🤖 AI Summary
Empirical evidence on large language model (LLM) usage in real-world software development remains scarce. Method: We constructed DevChat—the first large-scale, publicly shared dataset of developer–ChatGPT conversations (2,547 GitHub-linked dialogues, May 2023–June 2024)—and applied a mixed-methods approach combining qualitative coding, statistical analysis, and task modeling. Contribution/Results: We systematically identified five primary developer intents when using ChatGPT and established a novel three-dimensional mapping framework linking data sources, development activities, and software engineering tasks. Our analysis reveals key patterns—including prompt-turn distributions, characteristics of linked repository descriptions, and prevalent application scenarios such as code generation, debugging, and documentation writing. This work fills a critical gap in empirical LLM research within authentic development contexts and provides a validated foundation for designing, optimizing, and integrating AI-powered programming tools into software engineering workflows.
📝 Abstract
The advent of Large Language Models (LLMs) has introduced a new paradigm in software engineering, with generative AI tools like ChatGPT gaining widespread adoption among developers.

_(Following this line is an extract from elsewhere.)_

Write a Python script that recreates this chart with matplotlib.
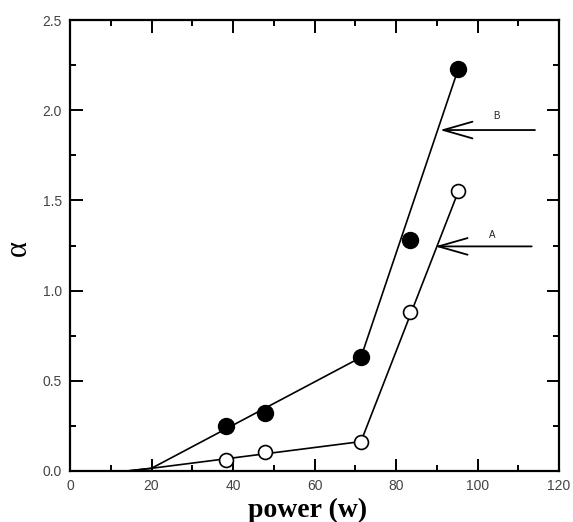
import matplotlib.pyplot as plt
from matplotlib.ticker import MultipleLocator

# measured points
power_b = [38.3, 47.8, 71.4, 83.4, 95.3]
alpha_b = [0.25, 0.32, 0.63, 1.28, 2.23]
power_a = [38.3, 47.9, 71.4, 83.4, 95.3]
alpha_a = [0.06, 0.107, 0.163, 0.88, 1.55]

# fitted guide lines
fit_x_b = [14, 20, 71.4, 95.3]
fit_y_b = [0.0, 0.015, 0.63, 2.23]
fit_x_a = [14, 20, 71.4, 95.3]
fit_y_a = [0.0, 0.015, 0.163, 1.55]

# arrows: (label, tip x, tail x, y, label x, label y)
arrows = [("B", 90.8, 114.1, 1.89, 104.7, 1.97),
          ("A", 89.6, 113.3, 1.245, 103.6, 1.31)]

fig = plt.figure(figsize=(5.73, 5.22), dpi=100)
ax = fig.add_axes([70 / 573, 51 / 522, 489 / 573, 451 / 522])

ax.plot(fit_x_b, fit_y_b, color='black', lw=1.2, zorder=2)
ax.plot(fit_x_a, fit_y_a, color='black', lw=1.2, zorder=2)
ax.plot(power_b, alpha_b, 'o', color='black', ms=11.5, zorder=3)
ax.plot(power_a, alpha_a, 'o', mfc='white', mec='black', mew=1.2, ms=10, zorder=3)

for lab, tip, tail, y, lx, ly in arrows:
    ax.annotate('', xy=(tip, y), xytext=(tail, y),
                arrowprops=dict(arrowstyle='->,head_length=2.1,head_width=0.6',
                                mutation_scale=10, shrinkA=0, shrinkB=0,
                                lw=1.3, color='black'))
    ax.text(lx, ly, lab, fontsize=7, ha='center', va='center', color='#222',
            family='Liberation Sans')

ax.set_xlim(0, 120)
ax.set_ylim(0, 2.5)
ax.xaxis.set_major_locator(MultipleLocator(20))
ax.xaxis.set_minor_locator(MultipleLocator(10))
ax.yaxis.set_major_locator(MultipleLocator(0.5))
ax.yaxis.set_minor_locator(MultipleLocator(0.25))
ax.yaxis.set_major_formatter(plt.FuncFormatter(lambda v, p: f"{v:.1f}"))

ax.tick_params(which='both', direction='in', top=True, right=True,
               width=1.4, colors='black', labelcolor='#444', labelsize=10)
ax.tick_params(which='major', length=9, pad=6)
ax.tick_params(which='minor', length=4.5)
for lbl in ax.get_xticklabels() + ax.get_yticklabels():
    lbl.set_family('Liberation Sans')
for s in ax.spines.values():
    s.set_linewidth(1.6)

ax.set_xlabel('power (w)', family='Liberation Serif', fontweight='bold',
              fontsize=20, labelpad=0)
ax.xaxis.set_label_coords(0.486, -0.06)
ax.set_ylabel('α', family='Liberation Serif', fontsize=22)
ax.yaxis.set_label_coords(-0.075, 0.495)

fig.savefig('out.png', dpi=100)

While ChatGPT's potential has been extensively discussed, there is limited empirical evidence exploring its real-world usage by developers. This study bridges this gap by conducting a large-scale empirical analysis of ChatGPT-assisted development activities, leveraging a curated dataset, DevChat, comprising 2,547 unique shared ChatGPT links collected from GitHub between May 2023 and June 2024. Our study examines the characteristics of ChatGPT's usage on GitHub (including the tendency, prompt turns distribution, and link descriptions) and identifies five categories of developers' purposes for sharing developer-ChatGPT conversations during software development. Additionally, we analyzed the development-related activities where developers shared ChatGPT links to facilitate their workflows. We then established a mapping framework among data sources, activities, and SE tasks associated with these shared ChatGPT links. Our study offers a comprehensive view of ChatGPT's application in real-world software development scenarios and provides a foundation for its future integration into software development workflows.